Germany boosts Kosovo troops amid instability fears
Source: Reuters
BERLIN, April 2 (Reuters) - Germany has sent an additional 550 troops to Kosovo amid fears of an increase in violence as negotiations on the province's status reach a critical stage, Defence Minister Franz Josef Jung told a newspaper. "We are worried that the situation could become more dangerous during the talks on Kosovo's political future," Jung told the Monday edition of German daily Die Welt. "Because of this, we have sent an additional ORF (Operation Reserve Force) battalion to Kosovo." A spokesman for the ministry said the roughly 550-strong deployment brought Germany's total contingent in Kosovo to 2,923 troops. He said the new battalion, which arrived in mid-March, was slated to stay in the province until the end of April, but could remain longer if the situation on the ground warranted it.

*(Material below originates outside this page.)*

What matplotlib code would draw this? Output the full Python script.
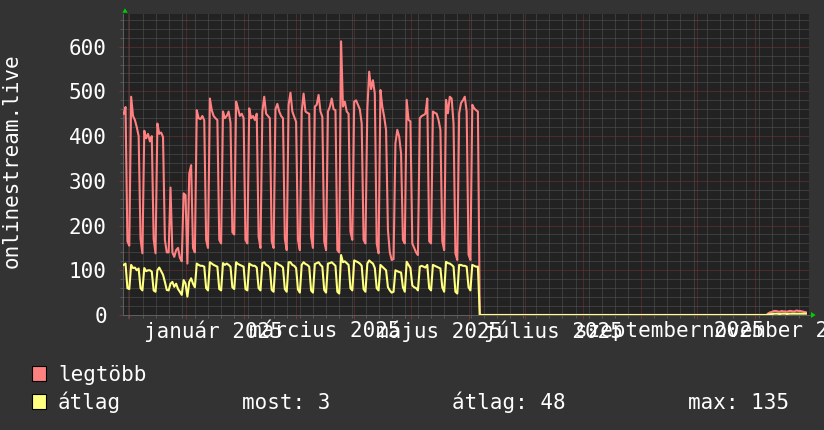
"""Yearly listener graph for onlinestream.live, drawn in rrdtool dark style.

Two daily series: 'legtöbb' (daily max) and 'átlag' (daily average),
monthly red major grid, weekly grey minor grid, green axis arrows.
"""

import numpy as np
import pandas as pd
import matplotlib
matplotlib.use('Agg')
import matplotlib.pyplot as plt
import matplotlib.dates as mdates
from matplotlib.patches import Rectangle, Polygon
from matplotlib.ticker import MultipleLocator, FixedLocator

FIG_W, FIG_H = 824, 430
DPI = 100
FONT = 'DejaVu Sans Mono'
FS = 15

BG = '#333333'
CANVAS = '#222222'
C_MAX = '#ff8080'
C_AVG = '#ffff80'
C_GRID = '#575757'
C_MGRID = '#7a3434'
C_AXIS = '#5e5e5e'
C_ARROW = '#00cc00'

# ---- data (one value per day) --------------------------------------------
FIRST_DAY = '2024-11-28'          # Thu; points sit near the bucket centre
DAY_SHIFT_H = 22

# legtöbb: Thu..Sun lead-in, then Mon..Sun weeks from 2024-12-02
MAX_LEAD = [450, 465, 165, 155]
MAX_WEEKS = [
    [488, 445, 436, 420, 400, 170, 138],   # dec 2
    [412, 395, 405, 388, 400, 170, 138],   # dec 9
    [428, 405, 408, 398, 168, 140, 140],   # dec 16
    [285, 140, 130, 145, 150, 128, 120],   # dec 23
    [272, 268, 115, 316, 335, 150, 140],   # dec 30
    [458, 440, 438, 445, 435, 168, 150],   # jan 6
    [484, 458, 445, 440, 436, 168, 160],   # jan 13
    [455, 440, 445, 455, 430, 185, 180],   # jan 20
    [477, 462, 445, 450, 440, 168, 160],   # jan 27
    [462, 440, 445, 436, 450, 175, 150],   # feb 3
    [455, 488, 450, 445, 440, 165, 150],   # feb 10
    [460, 472, 455, 445, 440, 170, 145],   # feb 17
    [470, 497, 455, 443, 432, 168, 145],   # feb 24
    [455, 495, 455, 452, 450, 175, 150],   # mar 3
    [466, 470, 492, 455, 443, 165, 145],   # mar 10
    [455, 465, 484, 460, 458, 145, 140],   # mar 17
    [612, 466, 477, 455, 450, 186, 168],   # mar 24
    [477, 480, 470, 460, 428, 168, 160],   # mar 31
    [460, 544, 505, 525, 495, 160, 138],   # apr 7
    [503, 466, 443, 414, 190, 140, 123],   # apr 14
    [125, 384, 414, 399, 361, 168, 160],   # apr 21
    [481, 436, 433, 160, 150, 140, 134],   # apr 28
    [440, 445, 447, 450, 484, 165, 160],   # may 5
    [455, 452, 450, 436, 414, 165, 145],   # may 12
    [481, 451, 488, 484, 428, 138, 123],   # may 19
    [451, 474, 480, 488, 455, 135, 123],   # may 26
]
MAX_LAST = [470, 462, 458, 455]           # jun 2-5

# átlag
AVG_LEAD = [112, 115, 60, 58]
AVG_WEEKS = [
    [112, 105, 106, 100, 104, 60, 55],
    [105, 98, 100, 100, 97, 55, 52],
    [100, 106, 98, 90, 74, 56, 55],
    [70, 74, 63, 70, 58, 52, 45],
    [78, 70, 41, 74, 82, 70, 62],
    [115, 112, 110, 110, 108, 60, 55],
    [118, 115, 112, 110, 108, 58, 55],
    [116, 112, 115, 112, 108, 62, 58],
    [118, 114, 112, 110, 108, 58, 55],
    [115, 112, 110, 110, 106, 60, 55],
    [116, 118, 112, 110, 105, 56, 52],
    [117, 115, 112, 110, 106, 58, 52],
    [118, 118, 112, 110, 105, 57, 50],
    [112, 118, 114, 112, 108, 55, 50],
    [114, 116, 118, 112, 108, 56, 50],
    [115, 116, 118, 114, 110, 52, 48],
    [134, 118, 120, 116, 112, 60, 55],
    [122, 120, 118, 115, 110, 58, 52],
    [115, 122, 118, 115, 105, 60, 55],
    [112, 108, 104, 100, 62, 55, 50],
    [52, 100, 98, 96, 95, 62, 52],
    [119, 112, 105, 66, 62, 60, 55],
    [108, 110, 108, 106, 112, 60, 55],
    [112, 110, 108, 106, 104, 62, 52],
    [119, 116, 115, 112, 108, 52, 48],
    [112, 112, 110, 110, 108, 62, 55],
]
AVG_LAST = [112, 110, 108, 108]

GAP_DAYS = 154                            # jun 6 - nov 6: flat zero
TAIL_MAX = [4, 6, 7, 9, 9, 8, 7, 9, 8, 8, 7, 9, 9, 8, 8, 10, 9, 9, 8, 7, 6]
TAIL_AVG = [1, 2, 2, 3, 3, 3, 2, 3, 3, 3, 2, 3, 3, 3, 3, 3, 3, 3, 3, 3, 3]

X_START = '2024-11-28 20:00'
X_END = '2025-11-29 20:00'
Y_MAX = 673

LABEL_MONTHS = ['2025-01-01', '2025-03-01', '2025-05-01',
                '2025-07-01', '2025-09-01', '2025-11-01']
LABEL_TEXTS = ['január 2025', 'március 2025', 'május 2025',
               'július 2025', 'szeptember 2025', 'november 2025']

LEGEND_NAMES = ['legtöbb', 'átlag']
GPRINT_TEXTS = ['most: 3', 'átlag: 48', 'max: 135']
Y_LABEL = 'onlinestream.live'


def fx(px):
    return px / FIG_W


def fy(py):
    return 1 - py / FIG_H


def build_series(lead, weeks, last, tail):
    vals = list(lead)
    for w in weeks:
        vals.extend(w)
    vals.extend(last)
    vals.extend([0] * GAP_DAYS)
    vals.extend(tail)
    return np.array(vals, dtype=float)


def main():
    plt.rcParams['font.family'] = [FONT, 'DejaVu Sans']
    fig = plt.figure(figsize=(FIG_W / DPI, FIG_H / DPI), dpi=DPI)
    fig.patch.set_facecolor(BG)

    ax = fig.add_axes([fx(123.5), fy(315), (809.5 - 123.5) / FIG_W,
                       (315 - 14) / FIG_H])
    ax.set_facecolor(CANVAS)

    max_vals = build_series(MAX_LEAD, MAX_WEEKS, MAX_LAST, TAIL_MAX)
    avg_vals = build_series(AVG_LEAD, AVG_WEEKS, AVG_LAST, TAIL_AVG)
    times = (pd.date_range(FIRST_DAY, periods=len(max_vals), freq='D')
             + pd.Timedelta(hours=DAY_SHIFT_H))

    ax.plot(times, max_vals, color=C_MAX, lw=1.5, zorder=3)
    ax.plot(times, avg_vals, color=C_AVG, lw=1.5, zorder=4)

    ax.set_xlim(pd.Timestamp(X_START), pd.Timestamp(X_END))
    ax.set_ylim(0, Y_MAX)

    # grid
    month_starts = pd.date_range('2024-12-01', '2025-11-01', freq='MS')
    mondays = pd.date_range('2024-12-02', '2025-11-24', freq='W-MON')
    ax.xaxis.set_major_locator(FixedLocator(mdates.date2num(month_starts)))
    ax.xaxis.set_minor_locator(FixedLocator(mdates.date2num(mondays)))
    ax.yaxis.set_major_locator(MultipleLocator(100))
    ax.yaxis.set_minor_locator(MultipleLocator(20))
    ax.set_axisbelow(True)
    ax.grid(which='minor', color=C_GRID, lw=0.72, ls=(0, (1, 1)))
    ax.grid(which='major', color=C_MGRID, lw=0.72, ls=(0, (1, 1)))

    ax.tick_params(which='major', direction='out', length=3, width=0.72,
                   color=C_MGRID)
    ax.tick_params(which='minor', direction='out', length=2, width=0.72,
                   color=C_GRID)
    ax.tick_params(axis='x', which='both', labelbottom=False)
    ax.set_yticks(range(0, 700, 100))
    ax.set_yticklabels([str(v) for v in range(0, 700, 100)])
    ax.tick_params(axis='y', which='major', pad=9, labelsize=FS,
                   labelcolor='white')

    for side in ('top', 'right'):
        ax.spines[side].set_visible(False)
    for side in ('left', 'bottom'):
        ax.spines[side].set_color(C_AXIS)
        ax.spines[side].set_linewidth(0.72)

    # month labels, centred half a month after the month start
    for m, txt in zip(LABEL_MONTHS, LABEL_TEXTS):
        pos = pd.Timestamp(m) + pd.Timedelta(days=15)
        ax.annotate(txt, xy=(mdates.date2num(pos), 0),
                    xycoords=('data', 'axes fraction'),
                    xytext=(0, -6 * 72 / DPI), textcoords='offset points',
                    ha='center', va='top', fontsize=FS, color='white',
                    annotation_clip=False)

    fig.text(fx(12), fy(161), Y_LABEL, rotation=90, ha='center',
             va='center', fontsize=FS, color='white')

    # arrows at the axis ends
    fig.patches.append(Polygon(
        [(fx(122.3), fy(12.7)), (fx(127.7), fy(12.7)), (fx(125), fy(8.3))],
        closed=True, transform=fig.transFigure, color=C_ARROW, lw=0))
    fig.patches.append(Polygon(
        [(fx(811), fy(312)), (fx(811), fy(318)), (fx(815.7), fy(315))],
        closed=True, transform=fig.transFigure, color=C_ARROW, lw=0))

    # legend
    rows = [381, 409]
    for (name, col), base in zip(zip(LEGEND_NAMES, [C_MAX, C_AVG]), rows):
        fig.patches.append(Rectangle(
            (fx(32), fy(base)), 14 / FIG_W, 15 / FIG_H,
            transform=fig.transFigure, facecolor=col, edgecolor='black',
            lw=0.8))
        fig.text(fx(58), fy(base), name, ha='left', va='baseline',
                 fontsize=FS, color='white')
    for txt, x in zip(GPRINT_TEXTS, [242, 452, 688]):
        fig.text(fx(x), fy(rows[1]), txt, ha='left', va='baseline',
                 fontsize=FS, color='white')

    fig.savefig('out.png', dpi=DPI, facecolor=BG)


if __name__ == '__main__':
    main()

The southern Serbian province has been run by the United Nations since 1999, when NATO bombs drove out Serb forces accused of atrocities in a two-year war with ethnic Albanian separatist guerrillas. The U.N. Security Council will soon begin debating a proposal by former Finnish President Martti Ahtisaari that would give the territory independence from Serbia, supervised by the European Union and secured by NATO. The United States, the EU and NATO all support the proposal, but Russia has backed its Balkan ally Serbia in opposing it. Western powers fear a revolt by the 90-percent ethnic Albanian majority in Kosovo if the U.N. Security Council fails to endorse the plan.